I was over at No Appropriate Behavior, catching up on what has been going on over there, when I saw this post.
How many of us have joked (those of us with kids, now) that we would like to "hang them by their toenails", "drug them up to get some piece and quiet", or "smack 'em silly". How about all the times we tell people we are going to run away to the Bahamas or something silly like that when the kids have been making us crazy.
I think I probably make comments like that every day.
The thing is, I never mean it. I surely never say it in front of the kids, and I (don't think) I say it to people who would take me seriously. It's a strange kind of immature release to say such things. You know, like when we were kids and would tell other kids "well, my dad is stronger than YOUR dad"! It is supposed to be mildly funny, and universally accepted as a joke.
Some people, however, don't seem to understand that we don't really DO these things.
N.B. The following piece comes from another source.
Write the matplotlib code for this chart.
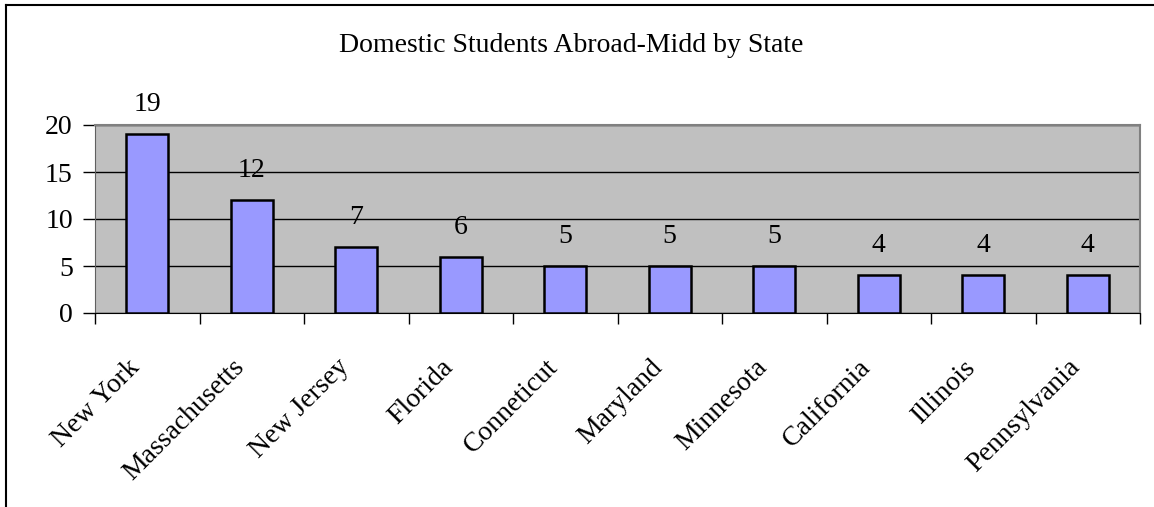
import matplotlib
matplotlib.use("Agg")
import matplotlib.pyplot as plt
from matplotlib.lines import Line2D
from matplotlib.transforms import ScaledTranslation

states = ["New York", "Massachusetts", "New Jersey", "Florida", "Conneticut",
          "Maryland", "Minnesota", "California", "Illinois", "Pennsylvania"]
students = [19, 12, 7, 6, 5, 5, 5, 4, 4, 4]
title = "Domestic Students Abroad-Midd by State"

plt.rcParams["font.family"] = ["Liberation Serif", "DejaVu Serif"]

fig = plt.figure(figsize=(11.54, 5.07), dpi=100)
ax = fig.add_axes([95 / 1154, 1 - 313 / 507, (1140 - 95) / 1154, (313 - 125) / 507])
ax.set_facecolor("#C0C0C0")

x = list(range(len(states)))
ax.bar(x, students, width=0.4, color="#9999FF", edgecolor="black", linewidth=1.8, zorder=3)
for xi, v in zip(x, students):
    ax.annotate(str(v), (xi, v), xytext=(0, 16.5), textcoords="offset points",
                ha="center", va="baseline", fontsize=20, zorder=4)

ax.set_xlim(-0.5, len(states) - 0.5)
ax.set_ylim(0, 20)
ax.set_yticks([0, 5, 10, 15, 20])
ax.yaxis.grid(True, color="black", linewidth=1)
ax.set_axisbelow(True)
ax.tick_params(axis="y", length=9, width=1, labelsize=20, pad=7)

ax.set_xticks(x)
ax.set_xticklabels(states, rotation=45, ha="right", va="top", rotation_mode="anchor", fontsize=20)
ax.set_xticks([i - 0.5 for i in range(len(states) + 1)], minor=True)
ax.tick_params(axis="x", which="major", length=0, pad=30)
ax.tick_params(axis="x", which="minor", length=8, width=1)
# labels sit a bit left of the category centre
shift = ScaledTranslation(-20 / 100, 0, fig.dpi_scale_trans)
for lbl in ax.get_xticklabels():
    lbl.set_transform(lbl.get_transform() + shift)

ax.spines["top"].set_color("#808080")
ax.spines["right"].set_color("#808080")
ax.spines["top"].set_linewidth(1.5)
ax.spines["right"].set_linewidth(1.5)
ax.spines["left"].set_color("#606060")
ax.spines["bottom"].set_color("black")

fig.text(571 / 1154, 1 - 45 / 507, title, ha="center", va="center", fontsize=20)

fig.add_artist(Line2D([6 / 1154, 6 / 1154], [0, 1 - 5 / 507], color="black", linewidth=1.5))
fig.add_artist(Line2D([6 / 1154, 1], [1 - 5 / 507, 1 - 5 / 507], color="black", linewidth=1.5))

fig.savefig("out.png", dpi=100)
I mean really, an Ambien? for a baby? Yeah, I have joked that my baby needs a Valium, but would I ever give her one? HELL NO!
Then I started thinking about other stupid things I have heard of parents and caregivers doing: Putting a feverish child in the freezer, a cold child in the oven, leaving infants in the tub alone, leaving kids in a car alone on a hot day, choking their kids when shoving things in their mouths to keep them quiet, not knowing when to take a break and shaking their babies to death.
It is so easy to blame these people for being stupid, to say that I am so much better than them. I don't have a college education, but even I know that these things are not okay.
I am changing my thinking, though. The thing is, our society has taught us all to believe it is all about us, that what the next guy is doing is okay, and that thinking about what we do (say, believe, etc.) is highly overrated. Someone else gets paid to tell us what to do, what is acceptable, what we should be striving to achieve.
The thing is, up until today I thought society was other people. But it's not. I am part of society, and by making comments (how much will you give me off my rent if I trade Little Sprout in?) the way I do, I may give some poor, thoughtless fool the idea that this kind of thing is okay.
This doesn't excuse idiots their stupidity. It just makes me responsible for my own actions. I can't make them smarter, but I can remove one small bad influence and replace it with one of a loving mom who is able to be firm with her children without hurting them with her actions or words.
It is a small step, but it is the only one that I can be responsible for. If I live a good example--if all of us lived a good example-- then maybe the tide would begin to turn. I know it would be a slow process, but lasting change always is.